* [Work to do]:
Keep the images out and copy every entry below exactly.

[start]

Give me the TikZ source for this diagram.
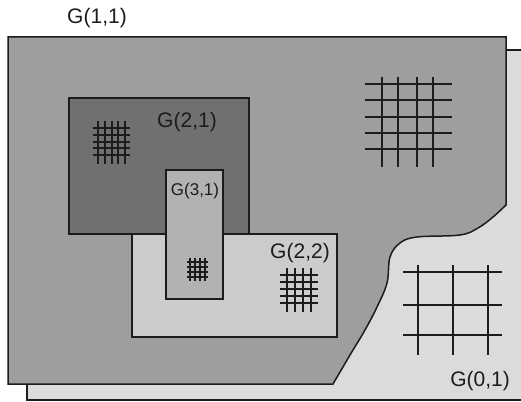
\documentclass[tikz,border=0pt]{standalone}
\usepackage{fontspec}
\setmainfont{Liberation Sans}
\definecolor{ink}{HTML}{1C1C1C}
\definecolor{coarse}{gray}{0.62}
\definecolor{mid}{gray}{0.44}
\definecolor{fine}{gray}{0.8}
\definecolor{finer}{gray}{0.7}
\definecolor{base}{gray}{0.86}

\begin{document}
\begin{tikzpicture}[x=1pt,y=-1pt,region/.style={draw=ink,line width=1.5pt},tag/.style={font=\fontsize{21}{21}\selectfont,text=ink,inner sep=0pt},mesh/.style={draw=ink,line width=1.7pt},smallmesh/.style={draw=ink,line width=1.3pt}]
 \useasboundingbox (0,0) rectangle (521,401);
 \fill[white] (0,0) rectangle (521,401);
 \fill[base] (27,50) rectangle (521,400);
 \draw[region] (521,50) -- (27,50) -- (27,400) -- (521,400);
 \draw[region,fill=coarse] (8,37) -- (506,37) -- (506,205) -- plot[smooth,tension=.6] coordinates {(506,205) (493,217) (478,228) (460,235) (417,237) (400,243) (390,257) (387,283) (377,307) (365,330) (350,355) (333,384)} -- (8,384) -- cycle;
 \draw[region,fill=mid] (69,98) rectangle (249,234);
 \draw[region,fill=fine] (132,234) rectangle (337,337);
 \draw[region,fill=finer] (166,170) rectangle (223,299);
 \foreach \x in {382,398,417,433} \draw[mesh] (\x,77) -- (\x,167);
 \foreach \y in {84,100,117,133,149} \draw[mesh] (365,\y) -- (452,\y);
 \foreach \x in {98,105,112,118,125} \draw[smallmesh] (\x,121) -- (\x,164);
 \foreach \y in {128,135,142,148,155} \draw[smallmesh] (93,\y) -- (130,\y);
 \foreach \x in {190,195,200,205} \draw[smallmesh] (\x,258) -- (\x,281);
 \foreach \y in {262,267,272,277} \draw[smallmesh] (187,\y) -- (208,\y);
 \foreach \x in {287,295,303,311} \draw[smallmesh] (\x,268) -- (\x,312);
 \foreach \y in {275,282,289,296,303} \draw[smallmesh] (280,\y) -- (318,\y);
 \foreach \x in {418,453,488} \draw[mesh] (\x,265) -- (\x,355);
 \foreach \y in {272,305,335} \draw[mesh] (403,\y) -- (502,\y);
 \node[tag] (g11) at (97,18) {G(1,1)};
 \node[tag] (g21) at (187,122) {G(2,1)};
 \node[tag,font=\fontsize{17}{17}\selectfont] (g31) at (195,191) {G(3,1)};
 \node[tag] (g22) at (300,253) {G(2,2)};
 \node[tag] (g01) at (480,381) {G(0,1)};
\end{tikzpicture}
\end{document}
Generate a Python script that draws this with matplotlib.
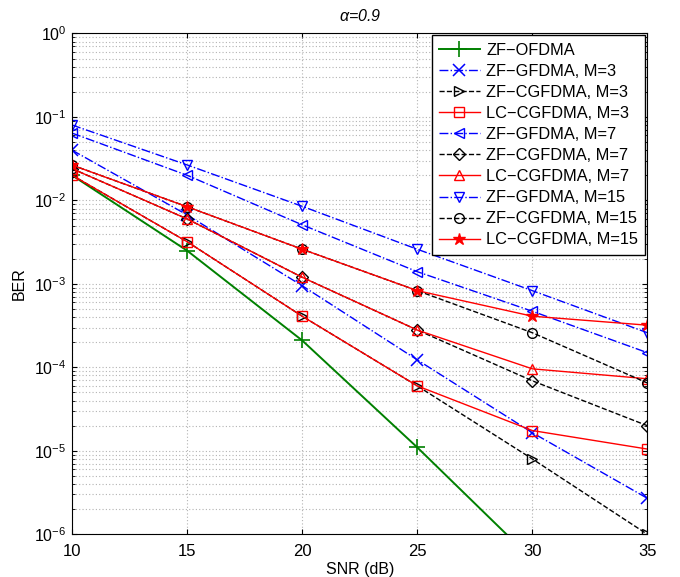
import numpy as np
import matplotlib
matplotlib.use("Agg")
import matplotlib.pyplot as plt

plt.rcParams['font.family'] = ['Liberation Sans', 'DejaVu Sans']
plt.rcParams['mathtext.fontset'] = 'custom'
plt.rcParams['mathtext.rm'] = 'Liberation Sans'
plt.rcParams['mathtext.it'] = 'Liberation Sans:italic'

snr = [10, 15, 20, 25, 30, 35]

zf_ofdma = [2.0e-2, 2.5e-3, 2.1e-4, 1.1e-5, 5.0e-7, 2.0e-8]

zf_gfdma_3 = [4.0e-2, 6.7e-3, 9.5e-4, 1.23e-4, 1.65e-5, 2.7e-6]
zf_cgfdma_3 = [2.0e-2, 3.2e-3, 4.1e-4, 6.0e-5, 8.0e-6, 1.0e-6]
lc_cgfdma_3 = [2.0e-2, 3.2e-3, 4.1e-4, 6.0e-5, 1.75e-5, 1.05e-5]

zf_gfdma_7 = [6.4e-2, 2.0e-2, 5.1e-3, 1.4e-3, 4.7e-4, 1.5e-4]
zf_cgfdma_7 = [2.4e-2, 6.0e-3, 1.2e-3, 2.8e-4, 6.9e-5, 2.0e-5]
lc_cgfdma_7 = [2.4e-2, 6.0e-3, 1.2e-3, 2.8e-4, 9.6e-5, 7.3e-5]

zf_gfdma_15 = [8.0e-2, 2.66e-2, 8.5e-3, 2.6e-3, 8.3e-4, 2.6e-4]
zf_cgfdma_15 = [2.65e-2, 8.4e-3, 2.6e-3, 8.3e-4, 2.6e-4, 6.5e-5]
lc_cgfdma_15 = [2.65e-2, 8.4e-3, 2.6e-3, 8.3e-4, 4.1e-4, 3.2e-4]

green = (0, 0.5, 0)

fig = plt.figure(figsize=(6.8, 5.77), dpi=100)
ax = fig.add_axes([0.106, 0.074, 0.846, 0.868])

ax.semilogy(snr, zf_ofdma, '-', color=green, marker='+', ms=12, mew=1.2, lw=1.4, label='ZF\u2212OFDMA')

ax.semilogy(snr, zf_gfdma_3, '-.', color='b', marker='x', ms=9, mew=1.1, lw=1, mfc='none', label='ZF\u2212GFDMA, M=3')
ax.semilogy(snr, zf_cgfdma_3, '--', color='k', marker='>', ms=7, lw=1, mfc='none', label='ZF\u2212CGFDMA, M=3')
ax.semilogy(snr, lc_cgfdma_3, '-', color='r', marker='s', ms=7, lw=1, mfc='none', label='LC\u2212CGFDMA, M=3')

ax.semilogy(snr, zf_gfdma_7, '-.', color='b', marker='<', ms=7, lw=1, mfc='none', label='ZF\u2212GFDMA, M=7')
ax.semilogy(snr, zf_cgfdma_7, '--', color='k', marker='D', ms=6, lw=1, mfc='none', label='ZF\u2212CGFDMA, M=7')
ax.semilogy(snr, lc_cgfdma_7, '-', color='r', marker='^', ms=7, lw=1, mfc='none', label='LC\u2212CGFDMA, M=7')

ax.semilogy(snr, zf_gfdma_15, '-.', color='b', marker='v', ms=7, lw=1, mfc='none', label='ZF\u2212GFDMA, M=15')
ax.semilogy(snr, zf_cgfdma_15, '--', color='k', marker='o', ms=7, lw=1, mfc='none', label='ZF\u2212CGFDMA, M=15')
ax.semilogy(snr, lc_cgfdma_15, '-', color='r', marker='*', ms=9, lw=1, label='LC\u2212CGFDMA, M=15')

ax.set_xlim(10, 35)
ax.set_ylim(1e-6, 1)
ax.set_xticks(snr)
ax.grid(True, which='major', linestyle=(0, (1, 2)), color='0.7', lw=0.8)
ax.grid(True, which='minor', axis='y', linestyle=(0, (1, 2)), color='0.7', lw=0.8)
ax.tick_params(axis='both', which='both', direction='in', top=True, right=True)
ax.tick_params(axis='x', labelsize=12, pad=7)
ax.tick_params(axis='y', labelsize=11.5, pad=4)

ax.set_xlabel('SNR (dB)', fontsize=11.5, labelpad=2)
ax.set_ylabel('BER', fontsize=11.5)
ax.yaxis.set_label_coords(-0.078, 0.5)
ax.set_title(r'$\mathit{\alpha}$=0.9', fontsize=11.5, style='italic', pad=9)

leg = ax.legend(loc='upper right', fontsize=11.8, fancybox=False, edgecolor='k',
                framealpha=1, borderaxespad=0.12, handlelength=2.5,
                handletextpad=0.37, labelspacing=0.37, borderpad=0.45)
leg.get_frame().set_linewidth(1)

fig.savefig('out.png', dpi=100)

[end]

* [Solution to this task]:
Give me the TikZ source for this diagram.
\documentclass[tikz,border=0pt]{standalone}
\usepackage{fontspec}
\setmainfont{Liberation Sans}
\definecolor{ink}{HTML}{1C1C1C}
\definecolor{coarse}{gray}{0.62}
\definecolor{mid}{gray}{0.44}
\definecolor{fine}{gray}{0.8}
\definecolor{finer}{gray}{0.7}
\definecolor{base}{gray}{0.86}

\begin{document}
\begin{tikzpicture}[x=1pt,y=-1pt,region/.style={draw=ink,line width=1.5pt},tag/.style={font=\fontsize{21}{21}\selectfont,text=ink,inner sep=0pt},mesh/.style={draw=ink,line width=1.7pt},smallmesh/.style={draw=ink,line width=1.3pt}]
 \useasboundingbox (0,0) rectangle (521,401);
 \fill[white] (0,0) rectangle (521,401);
 \fill[base] (27,50) rectangle (521,400);
 \draw[region] (521,50) -- (27,50) -- (27,400) -- (521,400);
 \draw[region,fill=coarse] (8,37) -- (506,37) -- (506,205) -- plot[smooth,tension=.6] coordinates {(506,205) (493,217) (478,228) (460,235) (417,237) (400,243) (390,257) (387,283) (377,307) (365,330) (350,355) (333,384)} -- (8,384) -- cycle;
 \draw[region,fill=mid] (69,98) rectangle (249,234);
 \draw[region,fill=fine] (132,234) rectangle (337,337);
 \draw[region,fill=finer] (166,170) rectangle (223,299);
 \foreach \x in {382,398,417,433} \draw[mesh] (\x,77) -- (\x,167);
 \foreach \y in {84,100,117,133,149} \draw[mesh] (365,\y) -- (452,\y);
 \foreach \x in {98,105,112,118,125} \draw[smallmesh] (\x,121) -- (\x,164);
 \foreach \y in {128,135,142,148,155} \draw[smallmesh] (93,\y) -- (130,\y);
 \foreach \x in {190,195,200,205} \draw[smallmesh] (\x,258) -- (\x,281);
 \foreach \y in {262,267,272,277} \draw[smallmesh] (187,\y) -- (208,\y);
 \foreach \x in {287,295,303,311} \draw[smallmesh] (\x,268) -- (\x,312);
 \foreach \y in {275,282,289,296,303} \draw[smallmesh] (280,\y) -- (318,\y);
 \foreach \x in {418,453,488} \draw[mesh] (\x,265) -- (\x,355);
 \foreach \y in {272,305,335} \draw[mesh] (403,\y) -- (502,\y);
 \node[tag] (g11) at (97,18) {G(1,1)};
 \node[tag] (g21) at (187,122) {G(2,1)};
 \node[tag,font=\fontsize{17}{17}\selectfont] (g31) at (195,191) {G(3,1)};
 \node[tag] (g22) at (300,253) {G(2,2)};
 \node[tag] (g01) at (480,381) {G(0,1)};
\end{tikzpicture}
\end{document}
Generate a Python script that draws this with matplotlib.
import numpy as np
import matplotlib
matplotlib.use("Agg")
import matplotlib.pyplot as plt

plt.rcParams['font.family'] = ['Liberation Sans', 'DejaVu Sans']
plt.rcParams['mathtext.fontset'] = 'custom'
plt.rcParams['mathtext.rm'] = 'Liberation Sans'
plt.rcParams['mathtext.it'] = 'Liberation Sans:italic'

snr = [10, 15, 20, 25, 30, 35]

zf_ofdma = [2.0e-2, 2.5e-3, 2.1e-4, 1.1e-5, 5.0e-7, 2.0e-8]

zf_gfdma_3 = [4.0e-2, 6.7e-3, 9.5e-4, 1.23e-4, 1.65e-5, 2.7e-6]
zf_cgfdma_3 = [2.0e-2, 3.2e-3, 4.1e-4, 6.0e-5, 8.0e-6, 1.0e-6]
lc_cgfdma_3 = [2.0e-2, 3.2e-3, 4.1e-4, 6.0e-5, 1.75e-5, 1.05e-5]

zf_gfdma_7 = [6.4e-2, 2.0e-2, 5.1e-3, 1.4e-3, 4.7e-4, 1.5e-4]
zf_cgfdma_7 = [2.4e-2, 6.0e-3, 1.2e-3, 2.8e-4, 6.9e-5, 2.0e-5]
lc_cgfdma_7 = [2.4e-2, 6.0e-3, 1.2e-3, 2.8e-4, 9.6e-5, 7.3e-5]

zf_gfdma_15 = [8.0e-2, 2.66e-2, 8.5e-3, 2.6e-3, 8.3e-4, 2.6e-4]
zf_cgfdma_15 = [2.65e-2, 8.4e-3, 2.6e-3, 8.3e-4, 2.6e-4, 6.5e-5]
lc_cgfdma_15 = [2.65e-2, 8.4e-3, 2.6e-3, 8.3e-4, 4.1e-4, 3.2e-4]

green = (0, 0.5, 0)

fig = plt.figure(figsize=(6.8, 5.77), dpi=100)
ax = fig.add_axes([0.106, 0.074, 0.846, 0.868])

ax.semilogy(snr, zf_ofdma, '-', color=green, marker='+', ms=12, mew=1.2, lw=1.4, label='ZF\u2212OFDMA')

ax.semilogy(snr, zf_gfdma_3, '-.', color='b', marker='x', ms=9, mew=1.1, lw=1, mfc='none', label='ZF\u2212GFDMA, M=3')
ax.semilogy(snr, zf_cgfdma_3, '--', color='k', marker='>', ms=7, lw=1, mfc='none', label='ZF\u2212CGFDMA, M=3')
ax.semilogy(snr, lc_cgfdma_3, '-', color='r', marker='s', ms=7, lw=1, mfc='none', label='LC\u2212CGFDMA, M=3')

ax.semilogy(snr, zf_gfdma_7, '-.', color='b', marker='<', ms=7, lw=1, mfc='none', label='ZF\u2212GFDMA, M=7')
ax.semilogy(snr, zf_cgfdma_7, '--', color='k', marker='D', ms=6, lw=1, mfc='none', label='ZF\u2212CGFDMA, M=7')
ax.semilogy(snr, lc_cgfdma_7, '-', color='r', marker='^', ms=7, lw=1, mfc='none', label='LC\u2212CGFDMA, M=7')

ax.semilogy(snr, zf_gfdma_15, '-.', color='b', marker='v', ms=7, lw=1, mfc='none', label='ZF\u2212GFDMA, M=15')
ax.semilogy(snr, zf_cgfdma_15, '--', color='k', marker='o', ms=7, lw=1, mfc='none', label='ZF\u2212CGFDMA, M=15')
ax.semilogy(snr, lc_cgfdma_15, '-', color='r', marker='*', ms=9, lw=1, label='LC\u2212CGFDMA, M=15')

ax.set_xlim(10, 35)
ax.set_ylim(1e-6, 1)
ax.set_xticks(snr)
ax.grid(True, which='major', linestyle=(0, (1, 2)), color='0.7', lw=0.8)
ax.grid(True, which='minor', axis='y', linestyle=(0, (1, 2)), color='0.7', lw=0.8)
ax.tick_params(axis='both', which='both', direction='in', top=True, right=True)
ax.tick_params(axis='x', labelsize=12, pad=7)
ax.tick_params(axis='y', labelsize=11.5, pad=4)

ax.set_xlabel('SNR (dB)', fontsize=11.5, labelpad=2)
ax.set_ylabel('BER', fontsize=11.5)
ax.yaxis.set_label_coords(-0.078, 0.5)
ax.set_title(r'$\mathit{\alpha}$=0.9', fontsize=11.5, style='italic', pad=9)

leg = ax.legend(loc='upper right', fontsize=11.8, fancybox=False, edgecolor='k',
                framealpha=1, borderaxespad=0.12, handlelength=2.5,
                handletextpad=0.37, labelspacing=0.37, borderpad=0.45)
leg.get_frame().set_linewidth(1)

fig.savefig('out.png', dpi=100)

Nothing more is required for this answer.